Las muertes física (en la pantalla) y artística (en la realidad y que cobra su sentido absoluto el 11 de junio de 1979, fecha de su deceso) de John Wayne van de la mano, no se pueden separar. El peso de su trayectoria, su impronta extraordinaria se funden con el relato de Don Siegel, modesto pero bien trabado y emocionante, mientras el vocablo adiós se pronuncia silente en nuestra cabeza. Fueras o no un nazi, como cantaba M.D.C., aquí y ahora te recordamos en tu caballo o con tu pistola en Centauros del desierto (Ford, 1956), Río Bravo (Hawks, 1959) y, por supuesto, en El último pistolero.



lunes, 22 de junio de 2020

Nadie se fuga de Alcatraz


De las cinco películas que nacen de la colaboración entre Don Siegel y Clint Eastwood, es la última de ellas la más conseguida, Fuga de Alcatraz (1979), y una de las que mejor ha envejecido del irregular director de Chicago. El subgénero de cine carcelario, en el que Siegel ya se había fogueado: Motín en el pabellón 11 (1954), tiene entre sus varias ramificaciones la de las fugas como una de las más destacadas. ¿Quién no comprende al preso que, independientemente de la gravedad del delito por el que cumple condena o la repugnancia particular que nos cause, quiere huir de un encierro prolongado en un lugar hostil e incompatible radicalmente con la libertad e incluso la vida?
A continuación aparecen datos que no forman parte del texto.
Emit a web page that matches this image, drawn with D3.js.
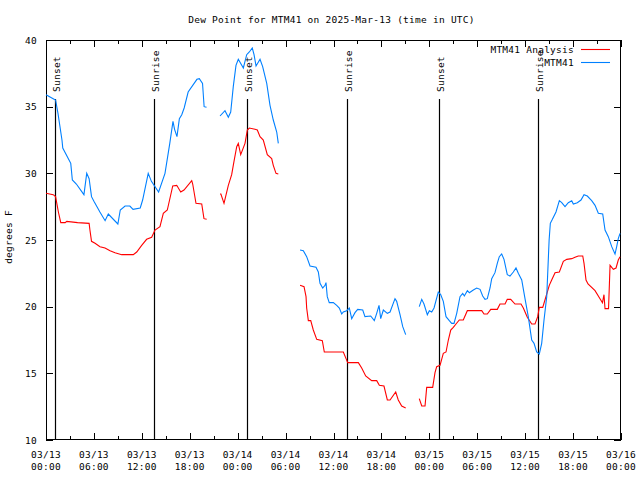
<!DOCTYPE html>
<html><head><meta charset="utf-8">
<script src="https://cdn.jsdelivr.net/npm/d3@7"></script>
<style>body{margin:0;background:#fff} text{letter-spacing:0.25px}</style>
</head><body><svg id="c" width="640" height="480"></svg>
<script>
// ---- data (hours after 2025-03-13 00:00 UTC; null value = gap) ----
const seriesNames = ["MTM41 Analysis", "MTM41"];
const analysisHours = [0.0,0.9,1.2,1.55,1.85,2.4,2.6,3.95,5.4,5.5,5.7,6.14,6.76,7.39,8.02,8.64,9.48,10.93,11.36,11.98,12.6,13.23,13.65,14.27,14.69,15.19,15.87,16.37,16.87,17.28,18.25,18.37,18.78,19.5,19.78,20.12,
  21.0,
  21.79,21.9,22.29,22.83,23.25,23.54,23.88,24.08,24.38,24.92,25.21,25.46,26.17,26.46,26.8,27.21,27.71,28.26,28.46,28.8,29.09,
  30.5,
  31.81,32.31,32.56,32.64,32.85,33.15,33.47,33.9,34.6,34.85,35.56,37.23,37.57,37.78,39.11,39.53,40.03,40.78,41.41,41.74,42.32,42.74,43.08,43.79,44.11,44.54,45.04,
  46.0,
  46.74,47.05,47.46,47.67,48.42,48.71,48.92,49.34,49.75,50.09,50.38,50.68,51.0,51.34,51.75,52.25,52.76,54.56,54.85,55.26,55.69,56.51,56.85,57.48,57.76,58.19,58.73,59.48,59.77,60.27,60.82,61.23,61.57,61.77,62.2,62.48,63.02,63.32,63.74,64.28,64.78,65.21,65.83,66.24,66.65,67.21,67.37,67.62,67.87,68.75,69.37,69.68,69.87,70.0,70.44,70.63,71.04,71.38,71.66,71.88];
const analysisValues = [28.5,28.4,28.25,27.1,26.3,26.3,26.4,26.3,26.25,25.75,24.9,24.75,24.5,24.4,24.2,24.05,23.9,23.9,24.1,24.6,25.05,25.2,25.75,26.0,27.0,27.25,29.05,29.1,28.6,28.75,29.45,29.2,27.75,27.7,26.6,26.55,
  null,
  28.45,28.45,27.75,29.1,29.9,30.9,32.0,32.25,31.4,32.25,33.25,33.4,33.3,33.25,32.75,32.5,31.4,31.1,30.6,30.0,29.95,
  null,
  21.6,21.5,20.75,19.9,18.95,18.95,18.25,17.55,17.45,16.6,16.6,16.6,16.1,15.8,15.8,15.4,14.8,14.45,14.45,14.1,14.05,13.0,13.0,13.6,13.0,12.55,12.4,
  null,
  13.1,12.55,12.55,13.95,13.95,15.05,15.5,15.6,16.5,16.6,17.5,18.25,18.45,18.7,19.0,19.0,19.7,19.7,19.45,19.45,19.8,19.8,20.2,20.2,20.55,20.55,20.2,20.2,19.9,19.2,18.7,18.7,19.25,19.95,19.95,20.5,21.6,22.0,22.55,22.6,23.4,23.55,23.6,23.7,23.8,23.8,23.25,22.0,21.7,21.2,20.6,20.3,20.9,19.85,19.85,23.1,22.8,22.9,23.5,23.75];

const stationHours = [0.0,0.9,1.2,1.5,2.0,2.1,2.8,3.1,3.3,3.8,4.75,5.1,5.4,5.7,6.0,6.75,7.4,7.8,9.0,9.3,9.9,10.5,10.9,11.8,12.1,12.8,13.2,14.1,14.9,15.5,15.9,16.1,16.4,16.7,17.0,17.3,17.8,18.9,19.2,19.6,19.8,20.1,
  21.0,
  21.79,22.41,22.83,23.13,23.45,23.79,24.08,24.71,25.13,25.46,25.83,26.05,26.3,26.8,27.13,27.64,28.05,28.46,28.89,29.09,
  30.5,
  31.81,32.22,32.64,33.06,33.81,34.1,34.31,34.65,34.94,35.06,35.22,35.47,35.98,36.4,36.73,37.03,37.23,37.65,37.98,38.28,38.69,39.03,39.66,39.94,40.66,41.11,41.41,41.7,41.91,42.24,42.74,43.08,43.7,43.91,44.33,44.67,45.04,
  46.0,
  46.74,47.05,47.33,47.75,48.0,48.3,48.59,49.12,49.42,49.75,50.09,50.5,50.8,51.09,51.43,51.84,52.18,52.38,52.76,53.01,53.51,53.93,54.35,54.68,54.97,55.26,55.6,55.81,56.22,56.51,56.76,57.06,57.35,57.76,58.1,58.52,58.85,59.14,59.57,59.98,60.39,60.82,61.11,61.44,61.77,62.07,62.36,62.7,63.0,63.15,63.41,63.86,64.28,64.58,64.99,65.4,65.83,66.03,66.53,66.99,67.37,67.78,68.33,68.75,69.16,69.71,70.0,70.41,70.84,71.25,71.46,71.66,71.88];
const stationValues = [35.9,35.6,35.5,34.5,32.5,31.9,31.1,30.75,29.5,29.2,28.4,30.0,29.6,28.25,27.9,27.1,26.45,26.95,26.2,27.25,27.55,27.55,27.3,27.4,28.0,30.0,29.4,28.6,30.0,32.25,33.9,33.3,32.75,34.1,34.4,34.9,36.1,37.05,37.1,36.75,35.0,34.95,
  null,
  34.3,34.7,34.2,34.6,36.5,38.1,38.55,37.9,38.9,39.1,39.4,38.9,38.05,38.55,38.0,36.75,35.1,34.0,33.1,32.25,
  null,
  24.25,24.2,23.75,23.05,22.95,22.6,21.75,21.4,21.6,21.8,20.75,20.3,20.3,20.1,19.9,19.45,19.6,19.7,19.9,19.1,19.55,19.8,19.75,19.25,19.3,18.95,19.5,20.1,19.1,19.75,19.5,19.6,20.6,20.4,19.4,18.5,17.9,
  null,
  20.0,20.55,20.2,19.4,19.7,19.6,19.9,21.1,20.9,20.4,19.25,18.95,18.75,18.75,19.5,20.75,21.0,20.8,21.2,21.05,21.25,21.4,21.3,20.8,20.55,20.6,21.4,22.1,22.55,23.25,23.75,23.95,23.55,22.4,22.3,22.6,22.9,22.5,22.0,20.6,19.25,17.5,17.25,16.6,16.45,17.25,19.0,20.75,25.0,26.25,26.55,27.1,27.95,27.8,27.5,27.8,27.95,27.7,27.8,28.0,28.4,28.3,27.95,27.6,27.0,26.95,25.75,25.25,24.5,23.95,24.5,25.1,25.5];

const eventNames = ["Sunset","Sunrise","Sunset","Sunrise","Sunset","Sunrise"];
const eventHours = [1.17,13.52,25.17,37.69,49.21,61.61];
const yTicks = [10,15,20,25,30,35,40];
const titleText = "Dew Point for MTM41 on 2025-Mar-13 (time in UTC)";
const yLabel = "degrees F";

// ---- chart ----
const FONT = "'DejaVu Sans Mono','Liberation Mono',monospace";
const FS = "9.5px";
const t0 = Date.UTC(2025,2,13,0,0);
const toDate = h => new Date(t0 + h*3600e3);
const svg = d3.select("#c");
const L = 46, R = 621, T = 40, B = 440;
const x = d3.scaleUtc().domain([toDate(0), toDate(72)]).range([L, R]);
const y = d3.scaleLinear().domain([10, 40]).range([B, T]);

svg.append("rect").attr("width",640).attr("height",480).attr("fill","#fff");

const major = d3.range(0, 73, 6).map(toDate);
const minor = d3.range(3, 72, 6).map(toDate);

// bottom axis
svg.append("g").attr("transform",`translate(0,${B})`)
  .call(d3.axisBottom(x).tickValues(major).tickSize(-7).tickSizeOuter(0).tickFormat(""));
svg.append("g").attr("transform",`translate(0,${B})`)
  .call(d3.axisBottom(x).tickValues(minor).tickSize(-4).tickSizeOuter(0).tickFormat(""));
// top axis
svg.append("g").attr("transform",`translate(0,${T})`)
  .call(d3.axisTop(x).tickValues(major).tickSize(-7).tickSizeOuter(0).tickFormat(""));
svg.append("g").attr("transform",`translate(0,${T})`)
  .call(d3.axisTop(x).tickValues(minor).tickSize(-4).tickSizeOuter(0).tickFormat(""));
// left / right
svg.append("g").attr("transform",`translate(${L},0)`)
  .call(d3.axisLeft(y).tickValues(yTicks).tickSize(-7).tickSizeOuter(0).tickPadding(9).tickFormat(d3.format("d")));
svg.append("g").attr("transform",`translate(${R},0)`)
  .call(d3.axisRight(y).tickValues(yTicks).tickSize(-7).tickSizeOuter(0).tickFormat(""));

svg.selectAll(".domain").remove();
svg.selectAll(".tick line").attr("stroke","#000").attr("shape-rendering","crispEdges");
svg.selectAll(".tick text").attr("font-family",FONT).attr("font-size",FS).attr("fill","#000");

// x labels (two lines)
const fd = d3.utcFormat("%m/%d"), ft = d3.utcFormat("%H:%M");
const xl = svg.append("g").attr("font-family",FONT).attr("font-size",FS).attr("text-anchor","middle");
major.forEach(d => {
  const t = xl.append("text").attr("x", x(d));
  t.append("tspan").attr("x", x(d)).attr("y", 457.5).text(fd(d));
  t.append("tspan").attr("x", x(d)).attr("y", 469.5).text(ft(d));
});

// border
svg.append("rect").attr("x",L+0.5).attr("y",T+0.5).attr("width",R-L-1).attr("height",B-T-1)
  .attr("fill","none").attr("stroke","#000").attr("shape-rendering","crispEdges");

// events
const ev = svg.append("g");
eventHours.forEach((h,i) => {
  const xp = Math.round(x(toDate(h))) + 0.5;
  ev.append("line").attr("x1",xp).attr("x2",xp).attr("y1",99).attr("y2",B)
    .attr("stroke","#000").attr("stroke-width",1.2);
  ev.append("text").attr("transform",`translate(${xp+4},92) rotate(-90)`)
    .attr("font-family",FONT).attr("font-size",FS).attr("text-anchor","start").text(eventNames[i]);
});

// lines
const mk = (hs, vs) => hs.map((h,i) => ({t: toDate(h), v: vs[i]}));
const line = d3.line().defined(d => d.v != null).x(d => x(d.t)).y(d => y(d.v));
const colors = ["#ff0000", "#0080ff"];
[[analysisHours, analysisValues],[stationHours, stationValues]].forEach((s,i) => {
  svg.append("path").datum(mk(s[0], s[1])).attr("d", line)
    .attr("fill","none").attr("stroke",colors[i]).attr("stroke-width",1.1);
});

// legend
const lg = svg.append("g").attr("font-family",FONT).attr("font-size",FS);
seriesNames.forEach((n,i) => {
  const yy = 49.5 + i*13;
  lg.append("text").attr("x",574).attr("y",yy+3.5).attr("text-anchor","end").text(n);
  lg.append("line").attr("x1",581).attr("x2",610).attr("y1",yy).attr("y2",yy)
    .attr("stroke",colors[i]).attr("stroke-width",1.1);
});

// title & y label
svg.append("text").attr("x",331.5).attr("y",23).attr("text-anchor","middle")
  .attr("font-family",FONT).attr("font-size",FS).text(titleText);
svg.append("text").attr("transform","translate(12,237) rotate(-90)").attr("text-anchor","middle")
  .attr("font-family",FONT).attr("font-size",FS).text(yLabel);
</script></body></html>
La primera virtud que tiene Fuga de Alcatraz es la de no arrodillarse ante la gran obra maestra de los filmes de huidas de prisión*, La evasión. La minuciosidad y el realismo logrados en 1960 por Jacques Becker (imagen, sonido y actuaciones de exacta sobriedad) no están a la altura de nadie, pero el trabajo de puesta en escena de Siegel es realmente admirable y digno en su precisión y contención del cineasta francés. El autor de La invasión de los ladrones de cuerpos (1956) planta su cámara en el interior de la mítica cárcel californiana para contarnos la historia verdadera de Frank Morris, bien interpretado por Eastwood. Siegel hace un continuo y completo análisis del espacio que habita Morris, planificación geométrica que, junto con la fotografía de Bruce Surtees, nos ayuda a conocer y profundizar en el entorno en que se mueve el protagonista y los secundarios que tan bien y concisamente describe el guion de Richard Tuggle. El ambiente de la prisión se plasma con pausa y equilibrio, y aunque es cierto que el alcaide no sale bien parado, no hay un intento de ensalzar o criminalizar a los reclusos, sino de mostrarnos su realidad. Desde un primer momento el espectador sabe que Morris ha intentado escaparse de otras prisiones y que Alcatraz, a pesar de la fama de su hermetismo insuperable, no va a ser excepción. Es por ello que la elaboración física de la fuga acaba cobrando absoluto protagonismo: cucharas, cortaúñas, taladros, pinceles, pintura y papel de periódico se convierten en instrumentos de una liberación hábilmente ideada y contada con detalle. Acciones y comportamientos se imponen a una inmersión psicológica que podría haber destrozado la película, si bien su autor rechaza dicho peligro desde el principio sin que por ello los personajes nos parezcan marionetas sin personalidad.


Como es sabido, los cuerpos de Frank Morris y sus dos compañeros de escape nunca fueron encontrados y se les dio por oficialmente muertos, lo que no es óbice para que Don Siegel sea ambiguo al respecto —valiéndose de un simbólico crisantemo— en el final del largometraje. Solo dos más dirigiría Don Siegel después de éste que hemos glosado, dejando una obra desigual pero capaz de logros como los mencionados o Al borde de la eternidad (1959), Comando (1962), Código del hampa (1964) y, también con Clint Eastwood, El seductor (1971). Un director, en fin, al que, no pudiendo situar en la primera división, sería injusto olvidar o ningunear.

*No tengo en cuenta Un condenado ha muerto se ha escapado (1956), pues las intenciones de Robert Bresson hacen de la fuga mero instrumento o MacGuffin de ascesis.